E garante que se inspira em vários tatuadores de renome no planeta, mas principalmente em Gabriel Gonzalez, um sul americano que vive atualmente nos Estados Unidos. É que ele é ‘o papa’ da técnica que Izael pratica, a black and gray.
O material
Sobre os cuidados que tem com a saúde dos clientes e para que o resultado seja o melhor, o tatuador diz que utiliza apenas material (agulhas) descartável, e que as tintas são as de melhor qualidade comercializadas no Brasil, que são apenas de três marcas.
— Isso é um atraso. No Brasil só temos três marcas de tintas liberadas pela vigilância (Agência Nacional de Vigilância Sanitária), embora existam marcas muito superiores em uso na Europa e nos Estados Unidos — critica.

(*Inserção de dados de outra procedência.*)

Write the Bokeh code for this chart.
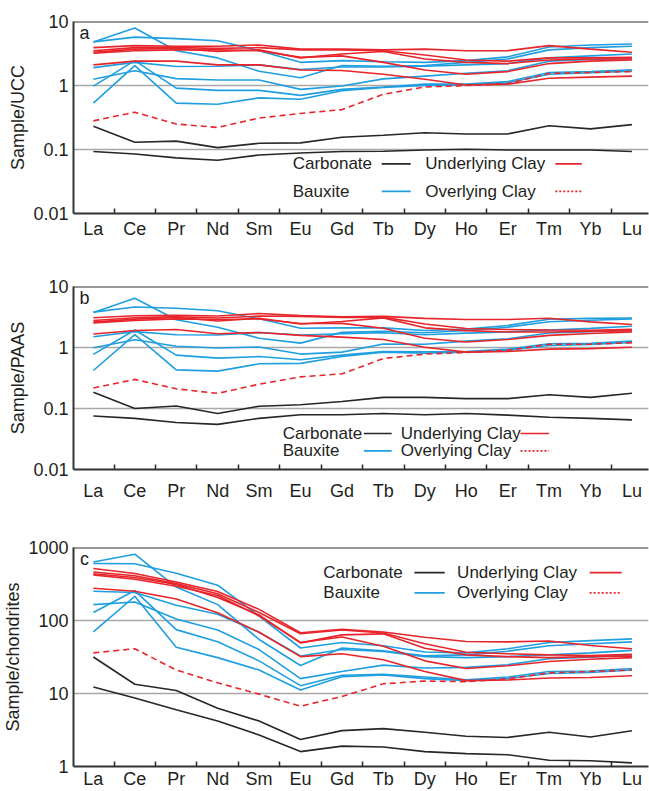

Izael diz que gostaria de trabalhar com as tintas importadas mas que, além de correr risco de ser autuado, multado, pode ter o estúdio interditado.
— Não vale a pena o risco — assegura, acrescentando que as agulhas são importadas, uma forma de “ter equipamento de alta qualidade”.
Mais loucas
Sobre as tatuagens mais estranhas, ou mais loucas, que já fez – embora não use catálogo – revela que foi a de uma “Peppa Pig” com metralhadora e granada na mão. Foi no braço de um homem, amigo, e ele nem questionou a opção por se tratar de uma pessoa que já tinha várias tatuagens de diferentes personagens pelo corpo.
Izael Mendes assegura que não gosta – e não faz! – tatuagens em seios, nádegas ou na virilha. Porque não aparecem e que a sua preferência é por desenhos grandes, que possam ser apreciados pelas outras pessoas. E sabendo desta sua filosofia profissional, raramente surge alguém com estas preferências.
Picaretagem
— Esse é um meio que tem muito picareta. Qualquer um pode comprar um kit pela internet e já sai tatuando em casa mesmo, sem qualquer técnica mais elaborada — critica Izael.
Ele não condena quem busca a atividade como forma de “ganhar a vida”, mas não concorda com a "mentalidade pequena" de quem quer só ganhar dinheiro, sem buscar o aperfeiçoamento e sem ter como objetivo a evolução profissional.
— É preciso pensar também no bem-estar, na satisfação do cliente. Por isso que tenho uma forma de trabalho que é exclusivo. Não adianta a pessoa fazer uma tatuagem e no dia seguinte pedir para outro cobrir o trabalho porque não gostou do resultado — conclui.
A tatuagem
1
A tatuagem é uma das formas de modificação do corpo mais conhecidas e cultuadas do mundo.
2
Trata-se de um desenho permanente feito na pele humana que, tecnicamente, é uma aplicação subcutânea obtida através da introdução de pigmentos por agulhas.
3
É um procedimento que durante muitos séculos foi completamente irreversível (embora, e dependendo do caso, mesmo as técnicas de remoção atuais podem deixar cicatrizes e variações de cor sobre a pele).
4
A motivação para os cultuadores dessa arte é ser uma obra de arte viva, e temporal tanto quanto a vida.
5
O pai da palavra "tatoo" que conhecemos atualmente foi o capitão James Cook também descobridor do surf), que escreveu em seu diário a palavra "tattow", também conhecida como "tatau" (era o som feito durante a execução da tatuagem, em que se utilizavam ossos finos como agulhas e uma espécie de martelinho para introduzir a tinta na pele).
6
Com a circulação dos marinheiros ingleses a tatuagem e a palavra tatoo entraram em contato com diversas outras civilizações pelo mundo novamente.
7
Porém o governo da Inglaterra adotou a tatuagem como uma forma de identificação de criminosos em 1879, e a partir daí a prática ganhou uma conotação fora-da-lei no Ocidente.